• _EXERCISE BRIEF_:
Report the count of lines below in which the string "matplotlib" occurs; include nothing else.

• _DATASET EXCERPT_:
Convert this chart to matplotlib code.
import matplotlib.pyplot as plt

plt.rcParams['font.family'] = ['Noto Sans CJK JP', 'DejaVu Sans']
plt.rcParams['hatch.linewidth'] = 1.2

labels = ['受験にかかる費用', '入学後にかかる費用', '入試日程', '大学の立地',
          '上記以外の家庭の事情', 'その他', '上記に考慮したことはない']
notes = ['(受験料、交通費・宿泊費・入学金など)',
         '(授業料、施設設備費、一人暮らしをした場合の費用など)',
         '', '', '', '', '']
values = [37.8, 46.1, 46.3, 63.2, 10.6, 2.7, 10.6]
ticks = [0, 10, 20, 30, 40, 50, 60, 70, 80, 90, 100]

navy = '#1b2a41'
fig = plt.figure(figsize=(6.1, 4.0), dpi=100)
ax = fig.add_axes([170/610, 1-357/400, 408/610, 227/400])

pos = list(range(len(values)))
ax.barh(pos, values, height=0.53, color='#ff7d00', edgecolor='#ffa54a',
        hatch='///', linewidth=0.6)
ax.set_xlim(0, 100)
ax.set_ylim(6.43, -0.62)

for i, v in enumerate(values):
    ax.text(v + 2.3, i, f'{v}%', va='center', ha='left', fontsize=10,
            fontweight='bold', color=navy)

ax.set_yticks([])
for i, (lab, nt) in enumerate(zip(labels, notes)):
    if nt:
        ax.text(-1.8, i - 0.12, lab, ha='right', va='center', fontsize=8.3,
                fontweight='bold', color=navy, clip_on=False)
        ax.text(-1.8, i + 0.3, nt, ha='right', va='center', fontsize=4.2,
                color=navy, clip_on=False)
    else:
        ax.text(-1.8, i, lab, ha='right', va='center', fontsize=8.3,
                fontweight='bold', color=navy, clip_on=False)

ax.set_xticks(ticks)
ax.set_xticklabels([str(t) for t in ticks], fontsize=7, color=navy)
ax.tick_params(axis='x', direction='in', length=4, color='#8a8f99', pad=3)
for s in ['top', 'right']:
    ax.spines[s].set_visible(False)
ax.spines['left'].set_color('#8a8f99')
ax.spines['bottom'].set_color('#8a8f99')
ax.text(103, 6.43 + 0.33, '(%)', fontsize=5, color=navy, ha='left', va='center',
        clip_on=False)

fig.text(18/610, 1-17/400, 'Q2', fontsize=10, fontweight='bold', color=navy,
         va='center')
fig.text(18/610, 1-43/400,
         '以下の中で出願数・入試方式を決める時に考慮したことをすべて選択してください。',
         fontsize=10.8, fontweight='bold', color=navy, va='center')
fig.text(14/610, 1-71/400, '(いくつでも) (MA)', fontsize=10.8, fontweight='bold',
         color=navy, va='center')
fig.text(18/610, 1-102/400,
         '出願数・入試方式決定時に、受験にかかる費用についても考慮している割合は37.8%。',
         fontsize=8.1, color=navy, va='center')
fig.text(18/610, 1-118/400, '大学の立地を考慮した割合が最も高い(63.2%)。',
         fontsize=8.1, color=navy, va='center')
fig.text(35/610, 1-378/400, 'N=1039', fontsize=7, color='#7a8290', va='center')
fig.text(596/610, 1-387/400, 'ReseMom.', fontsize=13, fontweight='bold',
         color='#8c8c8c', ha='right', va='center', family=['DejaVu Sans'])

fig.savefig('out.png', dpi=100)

• _RIGHT ANSWER_:
2